Kinesis Freestyle Edge with Everglide Oreo

Why a Freestyle Edge?

One of the first boards I bought when I got back into the mech keyboard scene was the Kinesis Freestyle Edge. It had appeard to me that Kinesis had finally saw the light on their Freestyle line and introduced a variant with real MX switches. It seemed like the perfect marriage between the Advantage line’s good switches and the Freestyle line’s more standard layout.

But because I was coming back from a long absence from mech keyboard world, I somehow convinced myself that I wanted MX Blue switches. While the tactility and sound were a novelty at first, I quickly tired of them, and though I liked the layout and the ergonomic configurability of the board, I soon stopped using since my whole house could hear me typing.

Fast forward two years, and many experiments of different switch types on my Drop hotswap board, I was ready to take the plunge in rewiring this Kinesis with a different switch. I purchased my first soldering setup and went about desoldering the blue switches, and soldering in the Everglide Oreos, which so far are my favorite light spring + tactile switch.

The Process

First step was to remove the case (8 screws) and detach the pcb from the case (another 8 screws).

Case removed, ready to start removing switches.

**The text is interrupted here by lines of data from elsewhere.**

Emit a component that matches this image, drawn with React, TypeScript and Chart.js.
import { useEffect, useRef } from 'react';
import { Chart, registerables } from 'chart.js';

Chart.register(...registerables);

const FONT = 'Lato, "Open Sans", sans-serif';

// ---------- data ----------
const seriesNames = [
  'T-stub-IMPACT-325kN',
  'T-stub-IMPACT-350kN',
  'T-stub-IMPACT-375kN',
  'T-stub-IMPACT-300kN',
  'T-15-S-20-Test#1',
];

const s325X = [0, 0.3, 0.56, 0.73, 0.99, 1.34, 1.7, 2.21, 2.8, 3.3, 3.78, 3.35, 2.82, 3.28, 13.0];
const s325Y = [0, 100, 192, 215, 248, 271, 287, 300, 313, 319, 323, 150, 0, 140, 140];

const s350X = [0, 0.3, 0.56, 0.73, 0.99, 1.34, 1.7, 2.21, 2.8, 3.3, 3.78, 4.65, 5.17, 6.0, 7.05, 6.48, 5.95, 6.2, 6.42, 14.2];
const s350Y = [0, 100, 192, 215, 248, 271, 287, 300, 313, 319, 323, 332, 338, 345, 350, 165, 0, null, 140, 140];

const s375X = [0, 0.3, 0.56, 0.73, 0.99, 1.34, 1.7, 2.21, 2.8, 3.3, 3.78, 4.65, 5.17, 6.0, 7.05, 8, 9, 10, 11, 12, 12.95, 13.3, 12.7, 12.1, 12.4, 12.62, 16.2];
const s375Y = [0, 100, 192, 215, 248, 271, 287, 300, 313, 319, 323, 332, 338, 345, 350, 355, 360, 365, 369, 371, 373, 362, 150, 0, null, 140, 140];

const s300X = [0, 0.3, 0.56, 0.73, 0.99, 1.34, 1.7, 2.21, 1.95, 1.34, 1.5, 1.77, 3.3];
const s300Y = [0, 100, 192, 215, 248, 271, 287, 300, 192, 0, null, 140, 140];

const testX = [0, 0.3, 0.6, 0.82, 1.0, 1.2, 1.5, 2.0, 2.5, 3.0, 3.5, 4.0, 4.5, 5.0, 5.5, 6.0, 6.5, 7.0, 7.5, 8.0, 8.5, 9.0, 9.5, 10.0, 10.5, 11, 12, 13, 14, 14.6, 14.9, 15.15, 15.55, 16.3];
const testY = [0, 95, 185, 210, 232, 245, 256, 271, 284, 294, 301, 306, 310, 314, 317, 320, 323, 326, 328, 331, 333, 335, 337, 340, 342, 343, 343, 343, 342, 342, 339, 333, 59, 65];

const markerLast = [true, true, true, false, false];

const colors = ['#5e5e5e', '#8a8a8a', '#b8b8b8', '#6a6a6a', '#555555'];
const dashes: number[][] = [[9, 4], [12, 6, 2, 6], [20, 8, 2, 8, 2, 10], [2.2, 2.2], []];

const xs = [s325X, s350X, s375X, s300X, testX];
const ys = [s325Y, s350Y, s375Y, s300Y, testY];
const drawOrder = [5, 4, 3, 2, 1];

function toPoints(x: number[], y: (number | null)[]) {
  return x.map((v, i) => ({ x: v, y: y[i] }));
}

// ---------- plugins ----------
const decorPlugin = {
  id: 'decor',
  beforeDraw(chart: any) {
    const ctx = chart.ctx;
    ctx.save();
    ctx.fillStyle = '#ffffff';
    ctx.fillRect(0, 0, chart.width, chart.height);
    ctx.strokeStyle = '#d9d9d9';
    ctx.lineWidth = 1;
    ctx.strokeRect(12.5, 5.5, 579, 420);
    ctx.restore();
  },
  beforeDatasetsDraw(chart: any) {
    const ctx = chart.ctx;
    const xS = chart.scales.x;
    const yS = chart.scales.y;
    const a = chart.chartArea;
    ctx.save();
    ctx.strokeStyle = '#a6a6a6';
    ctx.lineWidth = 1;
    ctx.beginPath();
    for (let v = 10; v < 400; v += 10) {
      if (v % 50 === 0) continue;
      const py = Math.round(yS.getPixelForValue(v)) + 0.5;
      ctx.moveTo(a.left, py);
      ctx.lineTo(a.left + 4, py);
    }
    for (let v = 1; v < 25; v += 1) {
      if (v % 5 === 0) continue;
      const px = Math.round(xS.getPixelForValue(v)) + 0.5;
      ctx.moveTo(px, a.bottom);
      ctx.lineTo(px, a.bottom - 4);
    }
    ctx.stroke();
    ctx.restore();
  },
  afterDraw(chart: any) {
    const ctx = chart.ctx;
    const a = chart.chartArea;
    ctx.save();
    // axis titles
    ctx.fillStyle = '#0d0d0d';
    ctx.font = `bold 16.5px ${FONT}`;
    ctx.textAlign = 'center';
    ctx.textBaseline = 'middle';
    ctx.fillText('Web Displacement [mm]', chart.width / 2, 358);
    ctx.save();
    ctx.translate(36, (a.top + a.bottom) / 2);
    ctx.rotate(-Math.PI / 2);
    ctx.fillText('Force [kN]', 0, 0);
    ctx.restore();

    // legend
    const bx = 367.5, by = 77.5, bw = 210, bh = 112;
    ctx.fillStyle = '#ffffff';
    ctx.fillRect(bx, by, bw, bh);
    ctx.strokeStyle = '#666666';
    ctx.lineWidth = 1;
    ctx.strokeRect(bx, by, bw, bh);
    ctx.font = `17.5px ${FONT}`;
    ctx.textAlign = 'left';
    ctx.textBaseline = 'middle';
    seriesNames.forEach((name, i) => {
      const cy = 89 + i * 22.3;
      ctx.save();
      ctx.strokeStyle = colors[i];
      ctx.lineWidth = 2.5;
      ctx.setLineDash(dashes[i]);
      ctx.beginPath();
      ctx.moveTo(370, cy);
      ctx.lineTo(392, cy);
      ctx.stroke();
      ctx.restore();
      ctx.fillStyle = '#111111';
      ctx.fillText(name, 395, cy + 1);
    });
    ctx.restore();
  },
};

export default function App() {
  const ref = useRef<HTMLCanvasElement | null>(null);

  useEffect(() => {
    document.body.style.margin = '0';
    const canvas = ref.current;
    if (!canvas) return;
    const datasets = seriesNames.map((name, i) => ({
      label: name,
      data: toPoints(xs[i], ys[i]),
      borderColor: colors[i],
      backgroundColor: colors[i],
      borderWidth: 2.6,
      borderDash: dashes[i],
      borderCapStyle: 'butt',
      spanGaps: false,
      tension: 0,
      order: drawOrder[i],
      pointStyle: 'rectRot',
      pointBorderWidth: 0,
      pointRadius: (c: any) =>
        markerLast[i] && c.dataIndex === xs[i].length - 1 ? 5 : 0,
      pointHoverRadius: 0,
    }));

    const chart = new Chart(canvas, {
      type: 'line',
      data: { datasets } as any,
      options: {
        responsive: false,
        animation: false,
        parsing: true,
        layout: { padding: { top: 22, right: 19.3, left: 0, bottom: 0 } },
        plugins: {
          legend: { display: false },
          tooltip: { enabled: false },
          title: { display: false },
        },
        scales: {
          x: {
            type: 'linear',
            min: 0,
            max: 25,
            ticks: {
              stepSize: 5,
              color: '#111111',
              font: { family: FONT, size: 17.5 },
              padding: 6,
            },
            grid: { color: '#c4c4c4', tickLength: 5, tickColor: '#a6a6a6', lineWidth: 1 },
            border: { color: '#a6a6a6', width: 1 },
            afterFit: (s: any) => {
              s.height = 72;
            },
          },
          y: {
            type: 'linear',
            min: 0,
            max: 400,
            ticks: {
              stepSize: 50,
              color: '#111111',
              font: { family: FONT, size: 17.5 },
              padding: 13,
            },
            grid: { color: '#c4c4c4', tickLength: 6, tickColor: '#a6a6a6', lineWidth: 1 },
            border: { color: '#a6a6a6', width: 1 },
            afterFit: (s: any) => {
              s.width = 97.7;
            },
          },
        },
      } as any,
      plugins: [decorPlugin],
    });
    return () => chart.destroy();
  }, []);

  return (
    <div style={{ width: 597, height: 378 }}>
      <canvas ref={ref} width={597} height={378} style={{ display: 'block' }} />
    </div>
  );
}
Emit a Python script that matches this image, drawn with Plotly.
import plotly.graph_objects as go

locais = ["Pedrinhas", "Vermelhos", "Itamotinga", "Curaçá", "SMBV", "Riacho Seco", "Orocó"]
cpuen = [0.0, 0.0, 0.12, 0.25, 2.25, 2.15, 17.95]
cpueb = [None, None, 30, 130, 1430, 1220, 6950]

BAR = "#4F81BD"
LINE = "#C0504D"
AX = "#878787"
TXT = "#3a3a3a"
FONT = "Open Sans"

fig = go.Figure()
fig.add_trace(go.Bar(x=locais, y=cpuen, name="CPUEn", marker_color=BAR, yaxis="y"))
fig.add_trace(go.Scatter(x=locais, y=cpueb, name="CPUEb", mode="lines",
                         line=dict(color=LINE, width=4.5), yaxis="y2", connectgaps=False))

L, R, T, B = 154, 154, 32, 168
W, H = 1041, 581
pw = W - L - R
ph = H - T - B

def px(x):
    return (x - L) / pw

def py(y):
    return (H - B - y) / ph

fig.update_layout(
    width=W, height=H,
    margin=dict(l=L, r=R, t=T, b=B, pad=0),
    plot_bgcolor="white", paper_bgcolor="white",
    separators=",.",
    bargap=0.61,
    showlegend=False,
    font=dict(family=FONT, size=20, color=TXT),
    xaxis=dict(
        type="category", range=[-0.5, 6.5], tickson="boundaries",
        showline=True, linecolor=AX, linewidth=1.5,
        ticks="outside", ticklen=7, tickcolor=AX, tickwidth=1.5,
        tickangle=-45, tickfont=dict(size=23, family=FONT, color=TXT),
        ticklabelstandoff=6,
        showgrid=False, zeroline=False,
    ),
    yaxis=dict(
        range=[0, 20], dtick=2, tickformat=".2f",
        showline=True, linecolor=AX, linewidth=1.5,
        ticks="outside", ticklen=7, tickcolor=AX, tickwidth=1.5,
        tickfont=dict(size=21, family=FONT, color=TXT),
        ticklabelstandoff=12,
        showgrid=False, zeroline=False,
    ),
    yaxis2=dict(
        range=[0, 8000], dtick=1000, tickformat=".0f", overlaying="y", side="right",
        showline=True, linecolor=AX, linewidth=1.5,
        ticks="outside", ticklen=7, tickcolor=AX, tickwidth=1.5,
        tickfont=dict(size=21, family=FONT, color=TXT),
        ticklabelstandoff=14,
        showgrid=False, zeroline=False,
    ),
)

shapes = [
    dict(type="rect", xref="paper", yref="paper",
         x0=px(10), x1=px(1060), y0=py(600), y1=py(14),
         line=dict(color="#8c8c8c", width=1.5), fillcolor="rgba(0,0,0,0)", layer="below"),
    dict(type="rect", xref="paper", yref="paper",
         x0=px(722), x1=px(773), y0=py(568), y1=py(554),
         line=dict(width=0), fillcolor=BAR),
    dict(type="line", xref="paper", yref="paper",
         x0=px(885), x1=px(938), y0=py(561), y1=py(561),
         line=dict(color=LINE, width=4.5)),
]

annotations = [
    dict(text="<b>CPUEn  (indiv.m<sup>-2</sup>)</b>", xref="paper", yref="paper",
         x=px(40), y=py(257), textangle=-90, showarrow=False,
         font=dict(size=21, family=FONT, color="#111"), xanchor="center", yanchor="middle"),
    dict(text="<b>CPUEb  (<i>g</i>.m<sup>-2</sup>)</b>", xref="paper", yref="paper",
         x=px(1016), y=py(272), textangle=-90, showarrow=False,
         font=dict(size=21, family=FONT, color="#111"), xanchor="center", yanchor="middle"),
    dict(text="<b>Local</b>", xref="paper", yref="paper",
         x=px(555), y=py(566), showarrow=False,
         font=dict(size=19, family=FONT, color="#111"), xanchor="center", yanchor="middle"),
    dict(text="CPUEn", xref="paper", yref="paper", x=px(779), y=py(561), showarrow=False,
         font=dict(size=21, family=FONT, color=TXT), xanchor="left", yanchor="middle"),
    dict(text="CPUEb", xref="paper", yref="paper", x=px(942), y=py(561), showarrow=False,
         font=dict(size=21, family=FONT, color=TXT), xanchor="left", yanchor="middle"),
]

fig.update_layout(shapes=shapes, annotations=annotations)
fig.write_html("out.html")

Next came the most painful part: desoldering. This board unfortunately used older style LEDs that mount _through_ holes on the switches. To remove the switches means that you have to remove the LEDs first. Each LED has two solder joints, but these joints were much smaller than the joints for the switches themselves. So small that it was quite challenging to melt the solder and suck it up with a cheap vacuum pump tool. In many cases I had to add solder to the joint to create a large enough blob that the vacuum would be able to suck the melted solder out.

Desoldering the first switch took me an entire 30 minutes. Through practice, I was able to get the average time for a single switch down to 3-4 minutes. Desoldering ~70 keys took on the order of 4-6 hours.

Thankfully, soldering in new swiches (without LEDs) was much easier. Instead of 6 hours to desolder, soldering took 45 minutes total. I ended up replacing all the keys except the function row and the macro keys.

Put the PCB’s back in the case and reassemble the case parts and all done. Now most of the keys don’t light up, but the LED color on this board was tacky to start with, so no big loss.

Not bad for a first soldering project, and now I have a version of this board with switches that I love, a combo that I can’t find anywhere else.